EXERCISE DESCRIPTION. From the very first line of the data to the line containing "const threshold = 3.46;", retype everything exactly, leaving the pictures behind.

══════════════════════════════

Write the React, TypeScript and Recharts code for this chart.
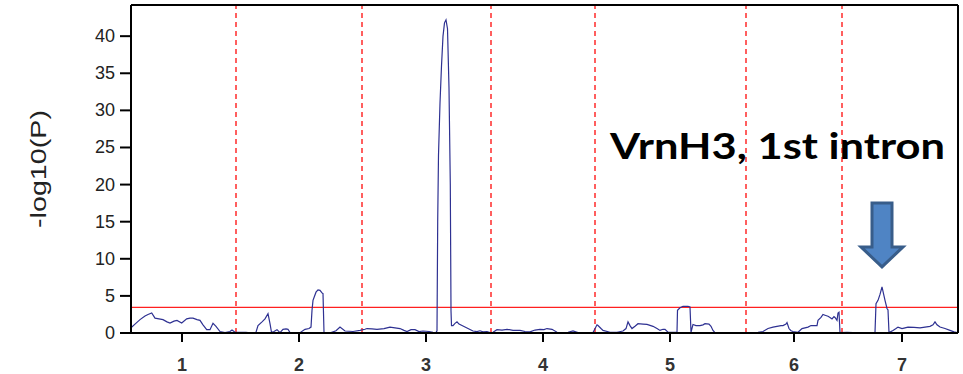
import React from 'react';
import {
  LineChart,
  Line,
  XAxis,
  YAxis,
  ReferenceLine,
  ReferenceDot
} from 'recharts';

// chromosome labels, their centre positions and the boundaries between them
const chromosomes = ['1', '2', '3', '4', '5', '6', '7'];
const chromCenters = [51, 168, 295, 412, 539, 663, 771];
const chromBounds = [105, 231, 360, 464, 615, 711];
const genomeEnd = 827;

const yTicks = [0, 5, 10, 15, 20, 25, 30, 35, 40];
const yMax = 44.2;
const threshold = 3.46;

// [position, -log10(P)] per chromosome
const chr1 = [[0, 0.7], [4, 1.2], [9, 1.8], [14, 2.3], [17, 2.5], [20.7, 2.7], [24, 2.0], [28, 1.9], [32, 1.8], [36, 1.5], [39, 1.35], [43, 1.6], [46, 1.7], [50.7, 1.35], [55.7, 1.9], [59, 2.0], [62, 2.0], [66, 1.8], [69, 1.7], [72, 1.1], [75.7, 0.45], [79, 0.45], [82, 1.3], [85, 0.9], [89, 0.2], [94, 0.05], [99, 0.2], [101, 0.4], [104, 0.1], [109, 0.1], [115, 0.1], [121, 0]];
const chr2 = [[125, 0.1], [127, 1.0], [131, 1.5], [134, 1.9], [137, 2.6], [139, 1.25], [140.5, 0.1], [143, 0.2], [146, 0.45], [149, 0.05], [152, 0.5], [155, 0.55], [157, 0.5], [159, 0.05], [169, 0.05], [174, 0.5], [178, 0.6], [180, 0.8], [181, 3.05], [182, 4.4], [185, 5.5], [187, 5.8], [189, 5.75], [191, 5.4], [192, 5.3], [193, 0.1], [200, 0.05], [205, 0.3], [209, 0.8], [214, 0.27], [222, 0.2], [229, 0.35]];
const chr3 = [[234, 0.5], [236, 0.6], [241, 0.55], [246, 0.5], [253, 0.6], [259, 0.8], [264, 0.7], [269, 0.6], [273, 0.35], [276, 0.2], [280, 0.45], [284, 0.45], [288, 0.2], [292, 0.27], [298, 0.2], [302, 0.1], [305, 0.05], [306, 0.3], [306.7, 15], [307.5, 24], [309, 31], [310.5, 36], [312, 40], [313.5, 41.8], [315, 42.2], [316.5, 41], [318, 33], [319.3, 20], [320, 3], [320.5, 1.0], [322, 1.0], [324, 1.3], [326, 1.5], [328, 1.2], [331, 1.0], [334, 0.8], [337, 0.6], [340, 0.4], [342, 0.27], [346, 0.2], [349, 0.3], [352, 0.15], [356, 0.2], [359, 0.05]];
const chr4 = [[362, 0.1], [366, 0.45], [371, 0.4], [376, 0.5], [382, 0.35], [389, 0.35], [394, 0.2], [399, 0.15], [404, 0.4], [409, 0.5], [413, 0.45], [416, 0.6], [421, 0.5], [426, 0.1], [432, 0.05], [437, 0.1], [442, 0.27], [447, 0.05], [456, 0.05], [462, 0.05]];
const chr5 = [[466, 1.1], [467, 1.0], [470, 0.6], [472, 0.35], [479, 0.1], [486, 0.1], [492, 0.27], [495, 0.6], [497, 1.5], [499, 1.0], [501, 0.6], [504, 0.9], [507, 1.25], [512, 1.2], [516, 1.15], [522, 0.9], [526, 0.6], [529, 0.35], [532, 0.5], [534, 0.5], [537, 0.1], [546, 0.1], [546.5, 3.05], [549, 3.4], [552, 3.6], [557, 3.6], [559, 3.5], [560, 0.1], [562, 1.15], [565, 1.0], [569, 1.0], [572, 1.1], [574, 1.25], [578, 1.2], [580, 0.9], [582, 0.35], [584, 0.05], [596, 0.05], [605, 0.05], [612, 0.05]];
const chr6 = [[618, 0.05], [622, 0.05], [627, 0.1], [632, 0.2], [637, 0.6], [642, 0.8], [646, 0.9], [650, 1.0], [652, 1.0], [655, 1.2], [656, 1.4], [658, 0.6], [660, 0.3], [662, 0.2], [667, 0.1], [671, 0.6], [674, 0.7], [677, 0.8], [680, 1.0], [684, 1.0], [686, 1.0], [687, 1.7], [690, 2.1], [692, 2.5], [694, 2.4], [697, 2.25], [699, 2.1], [701, 1.9], [703, 2.2], [704, 2.1], [706, 1.7], [707, 2.7], [708, 2.8], [709, 0.05]];
const chr7 = [[716, 0.1], [722, 0.05], [733, 0.05], [744, 0.05], [745, 3.95], [747, 4.4], [749, 5.2], [751, 6.2], [753, 5.0], [754, 4.4], [756, 3.3], [757, 3.1], [758, 0.05], [762, 0.35], [765, 0.6], [767, 0.8], [771, 0.6], [774, 0.7], [777, 0.8], [783, 0.75], [789, 0.7], [794, 0.8], [799, 0.9], [802, 1.1], [804, 1.5], [806, 1.1], [809, 0.8], [814, 0.6], [819, 0.35], [823, 0.15], [826, 0.05]];

const data = [chr1, chr2, chr3, chr4, chr5, chr6, chr7]
  .flat()
  .map(([pos, p]) => ({ pos, p }));

// annotation anchors (data coordinates)
const labelText = 'VrnH3, 1st intron';
const labelAt = { x: 479, y: 23.4 };
const arrowTip = { x: 751, y: 8.9 };
const yLabel = '-log10(P)';

const axisFont = "'Liberation Sans', Arial, sans-serif";

const AnnotationLabel = (props: any) => (
  <text
    x={props.cx}
    y={props.cy}
    fontFamily="Lato, 'Open Sans', sans-serif"
    fontWeight="bold"
    fontSize={37}
    fill="#000"
    textLength={335}
    lengthAdjust="spacingAndGlyphs"
  >
    {labelText}
  </text>
);

const DownArrow = (props: any) => {
  const { cx, cy } = props;
  const pts = [
    [cx, cy],
    [cx - 21, cy - 20],
    [cx - 10, cy - 20],
    [cx - 10, cy - 64],
    [cx + 10, cy - 64],
    [cx + 10, cy - 20],
    [cx + 21, cy - 20]
  ]
    .map((p) => p.join(','))
    .join(' ');
  return <polygon points={pts} fill="#4F84C4" stroke="#385D8A" strokeWidth={3} strokeLinejoin="miter" />;
};

const YLabel = (props: any) => {
  const vb = props.viewBox || { x: 71, y: 5, width: 60, height: 328 };
  const cx = vb.x - 33;
  const cy = vb.y + vb.height / 2;
  return (
    <text
      x={cx}
      y={cy}
      transform={`rotate(-90, ${cx}, ${cy})`}
      textAnchor="middle"
      dominantBaseline="central"
      fontSize={22}
      fontFamily={axisFont}
      fill="#222"
      textLength={118}
      lengthAdjust="spacingAndGlyphs"
    >
      {yLabel}
    </text>
  );
};

const YTick = (props: any) => {
  const { x, y, payload } = props;
  return (
    <text
      x={x}
      y={y}
      textAnchor="end"
      dominantBaseline="central"
      fontSize={18}
      fontFamily={axisFont}
      fill="#222"
    >
      {payload.value}
    </text>
  );
};

const XTick = (props: any) => {
  const { x, y, payload } = props;
  const label = chromosomes[chromCenters.indexOf(payload.value)] ?? '';
  return (
    <text
      x={x}
      y={y}
      dy="0.72em"
      textAnchor="middle"
      fontSize={18}
      fontWeight="bold"
      fontFamily={axisFont}
      fill="#333"
    >
      {label}
    </text>
  );
};

export default function App() {
  return (
    <div style={{ position: 'absolute', left: 0, top: 0, background: '#fff' }}>
      <LineChart
        width={963}
        height={374}
        data={data}
        margin={{ top: 5, right: 5, left: 71, bottom: 1 }}
      >
        <XAxis
          dataKey="pos"
          type="number"
          domain={[0, genomeEnd]}
          ticks={chromCenters}
          tick={XTick}
          tickSize={9}
          tickMargin={16}
          stroke="#000"
          strokeWidth={2}
          tickLine={{ stroke: '#000', strokeWidth: 2 }}
          height={40}
        />
        <YAxis
          type="number"
          domain={[0, yMax]}
          ticks={yTicks}
          allowDataOverflow
          tick={YTick}
          tickSize={11}
          tickMargin={5}
          stroke="#000"
          strokeWidth={2}
          tickLine={{ stroke: '#000', strokeWidth: 2 }}
          width={60}
          label={{ content: YLabel }}
        />
        {chromBounds.map((b) => (
          <ReferenceLine key={b} x={b} stroke="#FF2A2A" strokeWidth={1.5} strokeDasharray="5 4" />
        ))}
        <ReferenceLine y={threshold} stroke="#FF2020" strokeWidth={1.3} />
        <ReferenceLine y={yMax} stroke="#000" strokeWidth={2} />
        <ReferenceLine x={genomeEnd} stroke="#000" strokeWidth={2} />
        <Line
          type="linear"
          dataKey="p"
          stroke="#2E3192"
          strokeWidth={1.2}
          dot={false}
          isAnimationActive={false}
        />
        <ReferenceDot x={labelAt.x} y={labelAt.y} shape={AnnotationLabel} />
        <ReferenceDot x={arrowTip.x} y={arrowTip.y} shape={DownArrow} />
      </LineChart>
    </div>
  );
}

══════════════════════════════

THE RESULT.
Write the React, TypeScript and Recharts code for this chart.
import React from 'react';
import {
  LineChart,
  Line,
  XAxis,
  YAxis,
  ReferenceLine,
  ReferenceDot
} from 'recharts';

// chromosome labels, their centre positions and the boundaries between them
const chromosomes = ['1', '2', '3', '4', '5', '6', '7'];
const chromCenters = [51, 168, 295, 412, 539, 663, 771];
const chromBounds = [105, 231, 360, 464, 615, 711];
const genomeEnd = 827;

const yTicks = [0, 5, 10, 15, 20, 25, 30, 35, 40];
const yMax = 44.2;
const threshold = 3.46;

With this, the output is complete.